*Task prompt*: In the lines below, output everything from the first line through the line containing "з<br>результатами аукціонів Мінфіну</div>" exactly as it is. Pictures are not part of the output.

--- Data excerpt ---

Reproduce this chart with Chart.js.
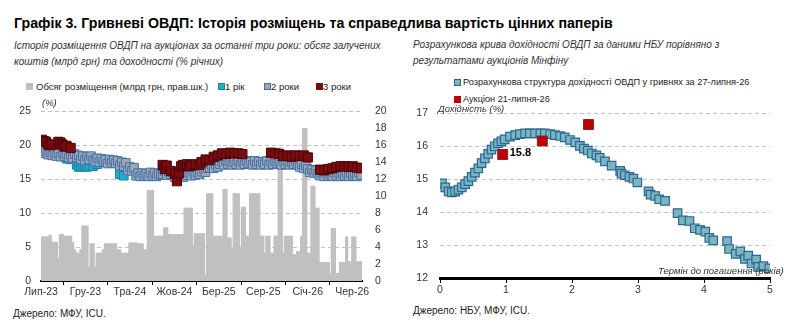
<!DOCTYPE html>
<html>
<head>
<meta charset="utf-8">
<script src="https://cdn.jsdelivr.net/npm/chart.js@4.4.1/dist/chart.umd.min.js"></script>
<style>
  body { margin: 0; width: 800px; height: 328px; background: #fff; position: relative; overflow: hidden;
         font-family: "Liberation Sans", Arial, sans-serif; }
  .t { position: absolute; white-space: nowrap; line-height: 1; color: #000; }
  .title { font-weight: bold; font-size: 14.2px; }
  .sub { font-style: italic; font-size: 10px; line-height: 16px; color: #333; }
  .leg { font-size: 9.5px; color: #222; }
  .legr { font-size: 9.2px; color: #222; }
  .sq { position: absolute; width: 7px; height: 7px; box-sizing: border-box; }
  .src { font-size: 10px; color: #222; }
  .ax { font-style: italic; font-size: 9.5px; color: #333; background: #fff; }
  .box { position: absolute; }
</style>
</head>
<body>
<div class="t title" style="left:14px;top:16px">Графік 3. Гривневі ОВДП: Історія розміщень та справедлива вартість цінних паперів</div>
<div class="t sub" style="left:14px;top:37.5px">Історія розміщення ОВДП на аукціонах за останні три роки: обсяг залучених<br>коштів (млрд грн) та доходності (% річних)</div>
<div class="t sub" style="left:413px;top:36.5px">Розрахункова крива дохідності ОВДП за даними НБУ порівняно з<br>результатами аукціонів Мінфіну</div>

<div class="sq" style="left:26px;top:83px;background:#bfbfbf"></div>
<div class="t leg" style="left:36px;top:81.5px">Обсяг розміщення (млрд грн, прав.шк.)</div>
<div class="sq" style="left:218px;top:83px;background:#1fb0c4;border:1px solid #1f7fa8"></div>
<div class="t leg" style="left:225px;top:81.5px">1 рік</div>
<div class="sq" style="left:264px;top:83px;background:#a6a6a6;border:1px solid #3a72b8"></div>
<div class="t leg" style="left:271px;top:81.5px">2 роки</div>
<div class="sq" style="left:316px;top:83px;background:#7a0c10"></div>
<div class="t leg" style="left:323px;top:81.5px">3 роки</div>

<div class="sq" style="left:454px;top:79px;background:#78b7bd;border:1px solid #2f6496"></div>
<div class="t legr" style="left:463px;top:78px">Розрахункова структура дохідності ОВДП у гривнях за 27-липня-26</div>
<div class="sq" style="left:454px;top:96px;background:#c00000"></div>
<div class="t legr" style="left:463px;top:94.5px">Аукціон 21-липня-26</div>

<div class="box" style="left:0;top:95px;width:400px;height:205px"><canvas id="leftChart"></canvas></div>
<div class="box" style="left:400px;top:95px;width:400px;height:205px"><canvas id="rightChart"></canvas></div>

<div class="t ax" style="left:42px;top:98px;padding-right:3px">(%)</div>
<div class="t ax" style="left:438px;top:103.5px;padding-right:3px">Дохідність (%)</div>
<div class="t ax" style="left:658px;top:266px;background:transparent">Термін до погашення (років)</div>

<div class="t src" style="left:13px;top:308.5px">Джерело: МФУ, ICU.</div>
<div class="t src" style="left:413px;top:305.5px">Джерело: НБУ, МФУ, ICU.</div>

<script>
const FONT = "'Liberation Sans', Arial, sans-serif";

// ліва панель: тижневі аукціони з липня 2023 (індекс = тиждень)
const tickLabels = ["Лип-23", "Гру-23", "Тра-24", "Жов-24", "Бер-25", "Сер-25", "Січ-26", "Чер-26"];
const tickMonths = [0, 5, 10, 15, 20, 25, 30, 35];

// обсяг розміщення, млрд грн (права шкала)
const volume = [
  5.2, 5.2, 5.2, 5.2, 5.4, 4.6, 4.6, 4.6, 2.6, 5.5,
  5.5, 5.3, 5.3, 5.3, 5.3, 4.6, 3.7, 3.3, 3.3, 3.7,
  6.5, 6.5, 6.5, 1.6, 4.4, 4.4, 1.7, 3.3, 3.3, 3.3,
  3.7, 4.4, 4.4, 4.4, 4.4, 4.4, 4.4, 3.7, 3.7, 3.3,
  3.3, 3.3, 3.3, 4.5, 4.5, 4.5, 4.5, 4.4, 4.4, 4.4,
  3.7, 3.7, 10.7, 10.7, 10.7, 5.3, 5.3, 5.3, 5.3, 5.3,
  6.3, 6.3, 5.5, 5.5, 5.5, 5.5, 5.5, 5.5, 5.5, 5.5,
  8.6, 8.6, 8.6, 8.6, 4.2, 5.6, 5.6, 5.6, 5.6, 5.6,
  0.7, 10.3, 10.3, 10.3, 5.3, 5.3, 5.3, 5.3, 5.3, 10.8,
  10.8, 5.1, 5.1, 3.8, 10.3, 10.3, 10.3, 3.8, 8.7, 8.7,
  5.3, 5.3, 10.3, 10.3, 10.3, 10.3, 10.3, 5.3, 5.3, 3.3,
  5.3, 5.3, 3.3, 3.3, 5.3, 5.3, 15.7, 15.7, 3.3, 5.3,
  5.3, 5.3, 5.3, 3.1, 3.1, 3.5, 3.5, 5.3, 18.0, 18.0,
  3.3, 3.3, 11.2, 11.2, 8.6, 8.6, 2.2, 2.2, 2.2, 2.2,
  2.2, 0.9, 6.2, 6.2, 0.9, 0.9, 2.2, 2.2, 2.2, 5.2,
  2.3, 2.3, 5.2, 5.2, 2.3, 2.3, 2.3
];

// дохідність 2-річних паперів, % (по тижнях)
const twoYear = [
  19.3, 18.8, 19.1, 18.6, 19.0, 18.5, 18.9, 18.4, 18.8, 18.3,
  18.9, 18.4, 18.7, 18.2, 18.6, 18.1, 18.7, 18.2, 18.5, 17.9,
  18.4, 17.8, 18.3, 17.9, 18.4, 17.8, 17.6, 18.1, 17.5, 18.0,
  17.6, 17.9, 17.3, 17.9, 17.4, 17.8, 17.3, 17.7, 17.0, 17.5,
  16.9, 17.4, 16.3, 16.8, 16.2, 16.7, 15.5, 15.9, 15.4, 15.9,
  15.5, 15.8, 15.4, 16.0, 15.5, 15.9, 15.4, 15.8, 15.6, 15.7,
  16.2, 15.6, 16.1, 15.7, 16.0, 15.3, 15.8, 15.4, 15.9, 15.3,
  15.7, 15.6, 16.0, 15.5, 16.1, 15.6, 16.0, 15.7, 16.1, 16.5,
  16.0, 16.6, 16.7, 17.1, 16.6, 17.2, 16.8, 17.2, 17.6, 17.1,
  17.7, 17.2, 17.6, 17.1, 17.5, 17.2, 17.7, 17.1, 17.6, 17.2,
  17.7, 17.3, 17.6, 17.1, 17.7, 17.2, 17.6, 17.1, 17.5, 17.2,
  17.7, 17.1, 17.6, 17.2, 17.7, 17.3, 17.6, 17.1, 17.7, 17.2,
  17.6, 17.1, 17.5, 17.2, 17.7, 17.1, 16.8, 17.2, 16.6, 17.0,
  16.5, 16.0, 16.4, 15.9, 16.3, 15.8, 15.5, 15.9, 15.4, 15.9,
  15.5, 15.8, 15.4, 16.0, 15.5, 15.9, 15.4, 15.8, 15.5, 15.9,
  15.4, 15.9, 15.5, 15.8, 15.4, 16.0, 15.6
];

// 1-річні папери: тиждень аукціону та дохідність
const oneYearWeek = [12, 14, 17, 18, 19, 20, 21, 22, 23, 25, 27, 38, 40, 66, 128];
const oneYearValue = [18.0, 17.9, 17.1, 16.8, 16.9, 16.8, 17.0, 16.8, 17.0, 16.9, 17.2, 15.7, 15.5, 15.3, 16.7];

// 3-річні папери
const threeYearWeek = [0, 1, 2, 3, 4, 5, 8, 9, 10, 11, 12, 14,
  59, 60, 61, 63, 65, 66, 67, 68, 69, 70, 71, 72, 73, 75, 77,
  78, 80, 82, 84, 86, 88, 90, 92, 94, 96, 98,
  112, 114, 116, 118, 120, 122, 124, 126, 128, 130,
  136, 138, 140, 142, 144, 146, 148, 150, 152, 154, 156];
const threeYearValue = [20.8, 20.6, 20.5, 20.1, 20.0, 20.1, 20.5, 20.4, 20.1, 19.8, 19.9, 19.6,
  17.1, 16.5, 17.0, 16.2, 15.8, 14.7, 15.9, 16.9, 17.1, 17.0, 17.2, 16.9, 17.0, 17.2, 17.1,
  17.5, 17.9, 17.8, 18.3, 18.5, 18.8, 18.7, 18.9, 18.8, 18.8, 18.7,
  18.9, 18.8, 18.7, 18.4, 18.5, 18.3, 18.5, 18.4, 18.5, 18.2,
  16.4, 16.3, 16.5, 16.6, 16.8, 16.9, 16.9, 16.8, 16.9, 16.7, 16.6];

// права панель: крива НБУ (термін, років / дохідність, %)
const curveTerm = [0.03, 0.08, 0.13, 0.18, 0.23, 0.28, 0.33, 0.38, 0.43, 0.48,
  0.53, 0.58, 0.63, 0.68, 0.73, 0.78, 0.83, 0.88, 0.93, 0.98,
  1.06, 1.14, 1.21, 1.29, 1.36, 1.44, 1.52, 1.59, 1.67, 1.74,
  1.82, 1.89, 1.97, 2.05, 2.12, 2.18, 2.24, 2.30, 2.37, 2.42,
  2.50, 2.60, 2.73, 2.75, 2.80, 2.87, 2.93, 2.99, 3.16, 3.19,
  3.26, 3.32, 3.41, 3.60, 3.68, 3.78, 3.86, 3.94, 4.02, 4.08,
  4.14, 4.35, 4.38, 4.48, 4.55, 4.62, 4.67, 4.72, 4.79, 4.82, 4.90, 4.99];
const curveYield = [14.87, 14.75, 14.63, 14.60, 14.62, 14.68, 14.75, 14.85, 14.94, 15.07,
  15.20, 15.33, 15.49, 15.63, 15.77, 15.90, 16.00, 16.09, 16.15, 16.21,
  16.29, 16.34, 16.37, 16.39, 16.39, 16.39, 16.39, 16.39, 16.37, 16.34,
  16.31, 16.27, 16.19, 16.12, 16.01, 15.93, 15.87, 15.78, 15.72, 15.65,
  15.54, 15.41, 15.25, 15.17, 15.12, 15.07, 15.02, 14.90, 14.63, 14.53,
  14.49, 14.39, 14.34, 13.97, 13.75, 13.73, 13.51, 13.46, 13.41, 13.22,
  13.14, 13.12, 12.88, 12.73, 12.81, 12.58, 12.68, 12.44, 12.56, 12.34, 12.36, 12.29];

// аукціон Мінфіну
const auctionTerm = [0.95, 1.55, 2.25];
const auctionYield = [15.75, 16.16, 16.66];

const WEEKS_PER_MONTH = 52.18 / 12;

const tickFont = { family: FONT, size: 10.5 };

// ---------- ліва панель ----------
new Chart(document.getElementById("leftChart"), {
  data: {
    datasets: [
      {
        type: "scatter",
        label: "3 роки",
        data: threeYearWeek.map((w, i) => ({ x: w + 0.5, y: threeYearValue[i] })),
        pointStyle: "rect",
        pointRadius: 6.5,
        backgroundColor: "#7a0c10",
        borderColor: "#4a0508",
        borderWidth: 1,
        yAxisID: "y",
        order: 1,
      },
      {
        type: "scatter",
        label: "2 роки",
        data: twoYear.map((v, i) => ({ x: i + 0.5, y: v })),
        pointStyle: "rect",
        pointRadius: 6,
        backgroundColor: "#a6a6a6",
        borderColor: "#3a72b8",
        borderWidth: 1,
        yAxisID: "y",
        order: 2,
      },
      {
        type: "scatter",
        label: "1 рік",
        data: oneYearWeek.map((w, i) => ({ x: w + 0.5, y: oneYearValue[i] })),
        pointStyle: "rect",
        pointRadius: 6,
        backgroundColor: "#1fb0c4",
        borderColor: "#1f7fa8",
        borderWidth: 1,
        yAxisID: "y",
        order: 3,
      },
      {
        type: "bar",
        label: "Обсяг розміщення (млрд грн, прав.шк.)",
        data: volume.map((v, i) => ({ x: i + 0.5, y: v })),
        backgroundColor: "#c0c0c0",
        barPercentage: 1,
        categoryPercentage: 1,
        barThickness: 2.6,
        grouped: false,
        yAxisID: "y2",
        order: 4,
      },
    ],
  },
  options: {
    responsive: true,
    maintainAspectRatio: false,
    animation: false,
    events: [],
    layout: { padding: { top: 5, left: 0, right: 0, bottom: 0 }, autoPadding: false },
    plugins: { legend: { display: false }, tooltip: { enabled: false } },
    scales: {
      x: {
        type: "linear",
        min: 0,
        max: 157,
        offset: false,
        afterBuildTicks: (axis) => {
          axis.ticks = tickMonths.map((m) => ({ value: m * WEEKS_PER_MONTH }));
        },
        ticks: {
          autoSkip: false,
          maxRotation: 0,
          padding: 1,
          color: "#333",
          font: tickFont,
          callback: (val, idx) => tickLabels[idx],
        },
        grid: { drawOnChartArea: false, drawTicks: true, tickLength: 4, color: "#000" },
        border: { color: "#000", width: 2 },
        afterFit: (s) => { s.height = 19; },
      },
      y: {
        position: "left",
        min: 0,
        max: 25,
        ticks: { stepSize: 5, padding: 10, color: "#333", font: tickFont },
        grid: { color: "#c4c4c4", drawTicks: false },
        border: { display: false, dash: [4, 3] },
        afterFit: (s) => { s.width = 41; },
      },
      y2: {
        position: "right",
        min: 0,
        max: 20,
        ticks: { stepSize: 2, padding: 5, color: "#333", font: tickFont },
        grid: { display: false },
        border: { display: false },
        afterFit: (s) => { s.width = 38; },
      },
    },
  },
});

// ---------- права панель ----------
const labelPlugin = {
  id: "auctionLabel",
  afterDatasetsDraw(chart) {
    const meta = chart.getDatasetMeta(0);
    const pt = meta.data[0];
    const ctx = chart.ctx;
    ctx.save();
    ctx.font = "bold 11px " + FONT;
    ctx.fillStyle = "#000";
    ctx.textBaseline = "middle";
    ctx.fillText(auctionYield[0].toFixed(1), pt.x + 7, pt.y - 2);
    ctx.restore();
  },
};

new Chart(document.getElementById("rightChart"), {
  type: "scatter",
  data: {
    datasets: [
      {
        label: "Аукціон 21-липня-26",
        data: auctionTerm.map((t, i) => ({ x: t, y: auctionYield[i] })),
        pointStyle: "rect",
        pointRadius: 7,
        backgroundColor: "#c00000",
        borderColor: "#8a2020",
        borderWidth: 1,
        order: 1,
      },
      {
        label: "Розрахункова структура дохідності ОВДП у гривнях за 27-липня-26",
        data: curveTerm.map((t, i) => ({ x: t, y: curveYield[i] })),
        pointStyle: "rect",
        pointRadius: 6,
        backgroundColor: "#78b7bd",
        borderColor: "#2f6496",
        borderWidth: 1.2,
        order: 2,
      },
    ],
  },
  options: {
    responsive: true,
    maintainAspectRatio: false,
    animation: false,
    events: [],
    layout: { padding: { top: 12, left: 0, right: 30, bottom: 0 }, autoPadding: false },
    plugins: { legend: { display: false }, tooltip: { enabled: false } },
    scales: {
      x: {
        type: "linear",
        min: 0,
        max: 5,
        ticks: { stepSize: 1, padding: 1, maxRotation: 0, color: "#333", font: tickFont },
        grid: { drawOnChartArea: false, drawTicks: true, tickLength: 5, color: "#000" },
        border: { color: "#000", width: 3 },
        afterFit: (s) => { s.height = 22; },
      },
      y: {
        min: 12,
        max: 17,
        ticks: { stepSize: 1, padding: 12, color: "#333", font: tickFont },
        grid: { color: "#c4c4c4", drawTicks: false },
        border: { display: false, dash: [4, 3] },
        afterFit: (s) => { s.width = 40; },
      },
    },
  },
  plugins: [labelPlugin],
});
</script>
</body>
</html>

---

*Output*:
Reproduce this chart with Chart.js.
<!DOCTYPE html>
<html>
<head>
<meta charset="utf-8">
<script src="https://cdn.jsdelivr.net/npm/chart.js@4.4.1/dist/chart.umd.min.js"></script>
<style>
  body { margin: 0; width: 800px; height: 328px; background: #fff; position: relative; overflow: hidden;
         font-family: "Liberation Sans", Arial, sans-serif; }
  .t { position: absolute; white-space: nowrap; line-height: 1; color: #000; }
  .title { font-weight: bold; font-size: 14.2px; }
  .sub { font-style: italic; font-size: 10px; line-height: 16px; color: #333; }
  .leg { font-size: 9.5px; color: #222; }
  .legr { font-size: 9.2px; color: #222; }
  .sq { position: absolute; width: 7px; height: 7px; box-sizing: border-box; }
  .src { font-size: 10px; color: #222; }
  .ax { font-style: italic; font-size: 9.5px; color: #333; background: #fff; }
  .box { position: absolute; }
</style>
</head>
<body>
<div class="t title" style="left:14px;top:16px">Графік 3. Гривневі ОВДП: Історія розміщень та справедлива вартість цінних паперів</div>
<div class="t sub" style="left:14px;top:37.5px">Історія розміщення ОВДП на аукціонах за останні три роки: обсяг залучених<br>коштів (млрд грн) та доходності (% річних)</div>
<div class="t sub" style="left:413px;top:36.5px">Розрахункова крива дохідності ОВДП за даними НБУ порівняно з<br>результатами аукціонів Мінфіну</div>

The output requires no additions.